WORK TO COMPLETE:
Using the records that follow, reproduce exactly the lines starting at the line containing "Write a Python script that recreates this chart with Altair." and ending at the line containing "52.1, 42.5, 30.6]". Include both end lines and no pictures.

SUPPLIED RECORDS:
--- START ---

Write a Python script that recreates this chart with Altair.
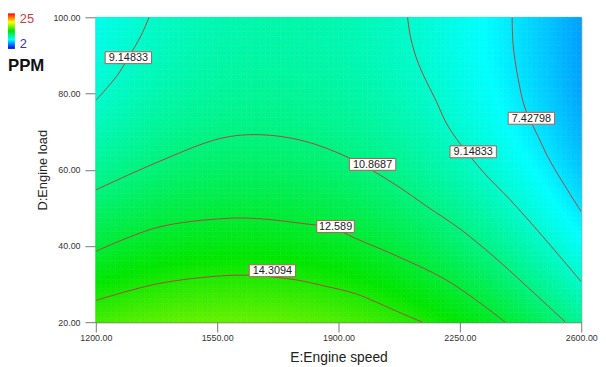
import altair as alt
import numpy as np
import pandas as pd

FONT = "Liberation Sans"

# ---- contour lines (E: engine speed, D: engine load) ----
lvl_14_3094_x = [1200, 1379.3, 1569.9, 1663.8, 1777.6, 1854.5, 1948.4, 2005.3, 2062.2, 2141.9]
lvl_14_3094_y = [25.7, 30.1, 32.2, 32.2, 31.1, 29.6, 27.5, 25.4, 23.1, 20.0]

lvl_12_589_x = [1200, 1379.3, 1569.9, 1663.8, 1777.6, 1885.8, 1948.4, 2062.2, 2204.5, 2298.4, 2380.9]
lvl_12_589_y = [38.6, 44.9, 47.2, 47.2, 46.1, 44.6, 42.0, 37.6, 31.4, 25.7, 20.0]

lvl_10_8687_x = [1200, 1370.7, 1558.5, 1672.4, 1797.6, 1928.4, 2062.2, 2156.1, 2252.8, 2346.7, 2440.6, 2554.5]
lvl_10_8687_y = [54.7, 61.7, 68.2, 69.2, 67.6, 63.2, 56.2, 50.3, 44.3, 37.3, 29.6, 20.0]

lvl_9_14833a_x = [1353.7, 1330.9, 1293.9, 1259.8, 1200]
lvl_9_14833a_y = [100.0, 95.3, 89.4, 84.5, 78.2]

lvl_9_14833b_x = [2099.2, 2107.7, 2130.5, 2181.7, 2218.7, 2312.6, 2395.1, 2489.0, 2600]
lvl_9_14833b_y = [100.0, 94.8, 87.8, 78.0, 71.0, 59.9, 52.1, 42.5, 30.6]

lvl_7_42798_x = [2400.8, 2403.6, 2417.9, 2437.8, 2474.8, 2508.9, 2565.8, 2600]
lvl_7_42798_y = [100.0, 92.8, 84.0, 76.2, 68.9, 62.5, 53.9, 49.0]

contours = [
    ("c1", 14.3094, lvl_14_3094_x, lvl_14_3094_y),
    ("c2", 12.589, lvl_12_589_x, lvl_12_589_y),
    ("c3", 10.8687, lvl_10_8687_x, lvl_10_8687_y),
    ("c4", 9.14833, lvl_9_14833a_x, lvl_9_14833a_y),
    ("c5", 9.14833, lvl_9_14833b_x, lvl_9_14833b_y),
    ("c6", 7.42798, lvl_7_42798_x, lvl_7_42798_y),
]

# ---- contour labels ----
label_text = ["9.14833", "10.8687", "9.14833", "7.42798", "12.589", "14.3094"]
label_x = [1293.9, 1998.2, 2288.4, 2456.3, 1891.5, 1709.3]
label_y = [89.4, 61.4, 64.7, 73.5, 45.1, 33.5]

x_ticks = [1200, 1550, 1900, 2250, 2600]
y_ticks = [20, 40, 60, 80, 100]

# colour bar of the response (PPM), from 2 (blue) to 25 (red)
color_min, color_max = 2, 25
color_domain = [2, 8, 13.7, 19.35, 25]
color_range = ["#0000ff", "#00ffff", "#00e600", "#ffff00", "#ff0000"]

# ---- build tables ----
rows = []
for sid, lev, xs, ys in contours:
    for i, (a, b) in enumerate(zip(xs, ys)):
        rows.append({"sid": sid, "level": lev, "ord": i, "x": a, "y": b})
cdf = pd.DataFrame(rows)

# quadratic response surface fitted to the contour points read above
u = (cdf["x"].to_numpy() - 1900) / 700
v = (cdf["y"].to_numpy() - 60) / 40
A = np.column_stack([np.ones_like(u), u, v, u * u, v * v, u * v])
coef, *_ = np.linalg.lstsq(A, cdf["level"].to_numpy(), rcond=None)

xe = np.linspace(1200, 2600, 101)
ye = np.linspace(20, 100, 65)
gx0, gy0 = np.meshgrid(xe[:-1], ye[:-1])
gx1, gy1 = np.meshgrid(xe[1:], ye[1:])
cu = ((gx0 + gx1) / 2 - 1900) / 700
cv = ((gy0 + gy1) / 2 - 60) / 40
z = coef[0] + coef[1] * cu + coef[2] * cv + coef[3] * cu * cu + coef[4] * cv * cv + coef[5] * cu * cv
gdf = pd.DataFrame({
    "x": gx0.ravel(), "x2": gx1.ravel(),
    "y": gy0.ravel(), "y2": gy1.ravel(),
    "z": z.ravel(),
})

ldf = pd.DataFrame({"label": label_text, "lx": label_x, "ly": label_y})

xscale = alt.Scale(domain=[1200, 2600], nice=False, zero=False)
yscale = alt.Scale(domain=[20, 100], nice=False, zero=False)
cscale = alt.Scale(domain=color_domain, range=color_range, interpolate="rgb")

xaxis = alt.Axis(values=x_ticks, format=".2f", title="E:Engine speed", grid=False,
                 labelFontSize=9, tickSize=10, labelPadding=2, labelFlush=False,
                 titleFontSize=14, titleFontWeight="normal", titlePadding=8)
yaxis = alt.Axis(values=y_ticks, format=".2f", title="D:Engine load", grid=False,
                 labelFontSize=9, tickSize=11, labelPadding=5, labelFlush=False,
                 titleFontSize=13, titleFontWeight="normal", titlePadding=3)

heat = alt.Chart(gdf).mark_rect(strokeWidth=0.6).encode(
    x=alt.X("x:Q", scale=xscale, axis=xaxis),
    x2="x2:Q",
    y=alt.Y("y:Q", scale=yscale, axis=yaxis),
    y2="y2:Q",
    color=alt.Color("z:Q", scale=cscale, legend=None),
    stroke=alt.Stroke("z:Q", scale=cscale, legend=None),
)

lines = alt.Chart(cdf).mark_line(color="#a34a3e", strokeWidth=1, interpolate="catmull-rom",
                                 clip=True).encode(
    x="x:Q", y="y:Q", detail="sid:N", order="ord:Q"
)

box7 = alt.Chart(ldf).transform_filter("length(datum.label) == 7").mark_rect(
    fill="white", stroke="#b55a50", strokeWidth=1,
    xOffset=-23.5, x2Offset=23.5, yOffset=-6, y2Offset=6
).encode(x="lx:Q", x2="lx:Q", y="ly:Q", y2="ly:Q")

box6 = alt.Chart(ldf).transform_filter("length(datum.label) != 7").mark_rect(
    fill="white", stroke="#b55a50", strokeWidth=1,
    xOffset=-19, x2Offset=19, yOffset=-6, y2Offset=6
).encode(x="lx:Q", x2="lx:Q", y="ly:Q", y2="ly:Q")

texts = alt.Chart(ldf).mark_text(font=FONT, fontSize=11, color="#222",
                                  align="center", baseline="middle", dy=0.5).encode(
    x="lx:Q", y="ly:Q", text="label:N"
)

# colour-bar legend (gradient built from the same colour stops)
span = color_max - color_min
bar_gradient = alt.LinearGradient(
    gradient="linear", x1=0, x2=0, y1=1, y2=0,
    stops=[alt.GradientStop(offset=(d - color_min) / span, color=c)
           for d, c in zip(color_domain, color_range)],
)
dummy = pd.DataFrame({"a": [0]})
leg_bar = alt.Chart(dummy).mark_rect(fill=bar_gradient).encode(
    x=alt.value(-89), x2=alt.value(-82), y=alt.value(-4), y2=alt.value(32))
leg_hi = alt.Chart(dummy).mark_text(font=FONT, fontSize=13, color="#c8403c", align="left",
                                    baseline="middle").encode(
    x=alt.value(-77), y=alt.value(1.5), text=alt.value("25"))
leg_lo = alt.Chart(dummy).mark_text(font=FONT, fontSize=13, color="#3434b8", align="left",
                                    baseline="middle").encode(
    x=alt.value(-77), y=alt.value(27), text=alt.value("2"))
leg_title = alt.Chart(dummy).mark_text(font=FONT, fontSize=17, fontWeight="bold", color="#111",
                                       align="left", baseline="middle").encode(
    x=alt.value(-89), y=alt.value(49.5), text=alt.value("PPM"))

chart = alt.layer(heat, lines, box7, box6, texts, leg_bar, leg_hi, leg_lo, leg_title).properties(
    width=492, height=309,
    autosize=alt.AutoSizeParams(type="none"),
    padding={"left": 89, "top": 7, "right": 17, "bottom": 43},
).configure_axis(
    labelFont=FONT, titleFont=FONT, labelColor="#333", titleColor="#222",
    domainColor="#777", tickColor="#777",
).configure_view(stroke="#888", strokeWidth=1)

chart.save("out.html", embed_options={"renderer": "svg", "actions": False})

--- END ---
--- START ---

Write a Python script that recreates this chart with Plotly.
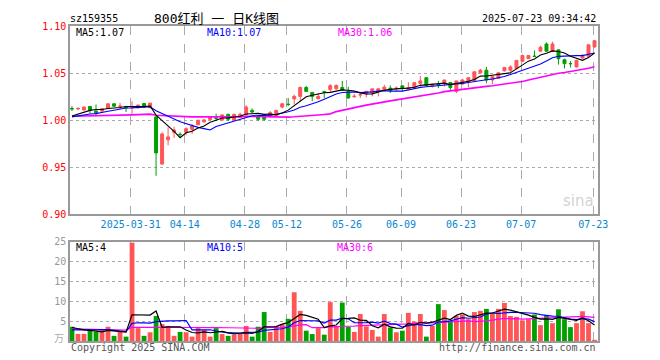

--- END ---

WRITTEN RESPONSE:
Write a Python script that recreates this chart with Altair.
import altair as alt
import numpy as np
import pandas as pd

FONT = "Liberation Sans"

# ---- contour lines (E: engine speed, D: engine load) ----
lvl_14_3094_x = [1200, 1379.3, 1569.9, 1663.8, 1777.6, 1854.5, 1948.4, 2005.3, 2062.2, 2141.9]
lvl_14_3094_y = [25.7, 30.1, 32.2, 32.2, 31.1, 29.6, 27.5, 25.4, 23.1, 20.0]

lvl_12_589_x = [1200, 1379.3, 1569.9, 1663.8, 1777.6, 1885.8, 1948.4, 2062.2, 2204.5, 2298.4, 2380.9]
lvl_12_589_y = [38.6, 44.9, 47.2, 47.2, 46.1, 44.6, 42.0, 37.6, 31.4, 25.7, 20.0]

lvl_10_8687_x = [1200, 1370.7, 1558.5, 1672.4, 1797.6, 1928.4, 2062.2, 2156.1, 2252.8, 2346.7, 2440.6, 2554.5]
lvl_10_8687_y = [54.7, 61.7, 68.2, 69.2, 67.6, 63.2, 56.2, 50.3, 44.3, 37.3, 29.6, 20.0]

lvl_9_14833a_x = [1353.7, 1330.9, 1293.9, 1259.8, 1200]
lvl_9_14833a_y = [100.0, 95.3, 89.4, 84.5, 78.2]

lvl_9_14833b_x = [2099.2, 2107.7, 2130.5, 2181.7, 2218.7, 2312.6, 2395.1, 2489.0, 2600]
lvl_9_14833b_y = [100.0, 94.8, 87.8, 78.0, 71.0, 59.9, 52.1, 42.5, 30.6]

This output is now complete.